Welfare Kings

April 28, 1997|By CARL T. ROWAN

WASHINGTON -- We've all heard former President Ronald Reagan's stories of the "welfare queen" who drives around in a Cadillac and uses food stamps to buy gin and vodka and steaks.

But we haven't heard much about the ethanol subsidies given to farmers who grow corn, or the billions in government help for road repair and construction projects requested by individual lawmakers, or about a $1.4 billion Energy Department program to develop new technology for oil, coal and natural gas companies, or the $347 million in tax money that goes to help American food companies such as Mars, Dole and Sunkist advertise their exports.

That is starting to change. An unlikely coalition linking Republicans such as the budget-cutting Rep. John R. Kasich of Ohio with the likes of consumer advocate Ralph Nader has launched a campaign to end $11.5 billion in business subsidies.

Sen. John McCain, R-Ariz., and Sen. Edward M. Kennedy, D-Mass., are sponsoring a bill to create a Corporate Subsidy Reform Commission. Patterned after a panel that studied and recommended which military bases to close, the commission would target questionable programs and tax loopholes that should be reformed or ended.

"As a matter of simple fairness, Congress has an obligation to ensure that corporate interests share the burden of deficit reduction," Mr. McCain says. "This commission will give Congress an enormous, one-time opportunity to restore fairness, plug loopholes and end these programs once and for all."

"Corporate welfare"

No one is really sure just how much "corporate welfare" there is, because no one has a clear definition of just what it is. But estimates range all the way up to $150 billion a year, including special subsidies and tax breaks. According to the Cato Institute, a libertarian research center in Washington, the federal government spends about $60 billion a year on special subsidies to businesses and $30 billion on tax breaks for industries.

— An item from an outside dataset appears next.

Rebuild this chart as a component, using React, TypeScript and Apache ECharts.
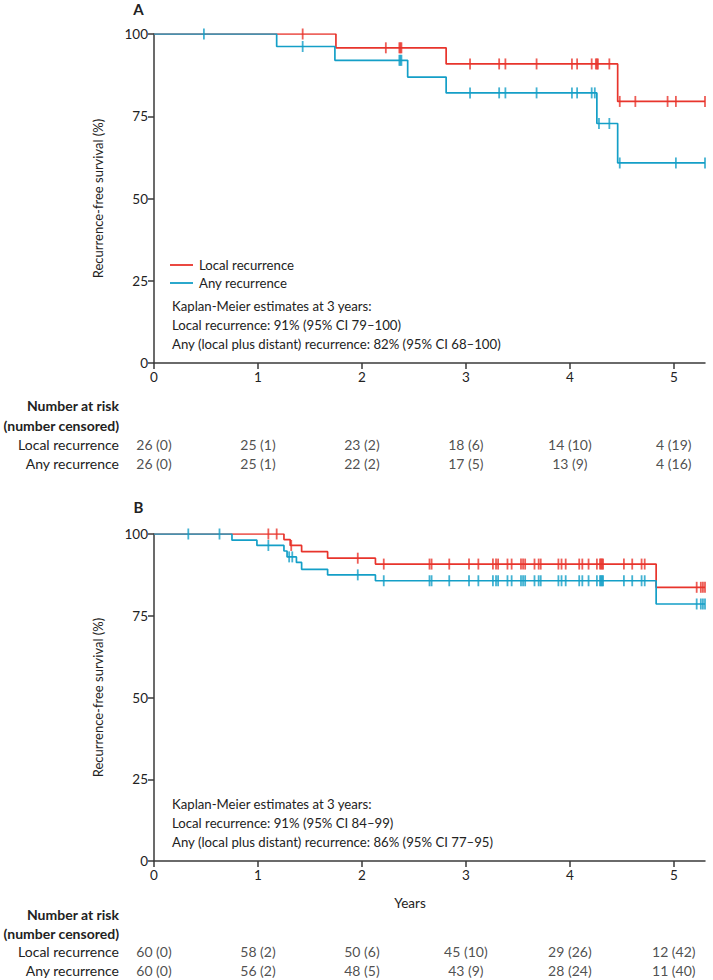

A Congressional Budget Office study found more than 60 tax breaks written into law for specific businesses, 14 of which cost the Treasury more than $1 billion a year each.

While both Democrats and Republicans have backed reform, they come at it from different angles. The GOP generally wants to end government subsidies and loans to businesses; the Democrats want to target the tax breaks those businesses get.

Even with bipartisan support, change will not be easy. Many business leaders balk when someone suggests cutting subsidies to big corporations, even though they saw nothing wrong with revamping welfare and forcing millions of people into poverty.

"Dismantling or reducing these programs [which encourage overseas trade] would amount to unilateral disarmament in the battle for world markets," complains Edmund Rice, executive director of the Coalition for Employment through Exports.

It's too early to know if the corporate welfare reformers will get anywhere. But Ralph Nader was probably right when he predicted "a lot of sparks flying as a result of this effort."

Carl T. Rowan is a syndicated columnist.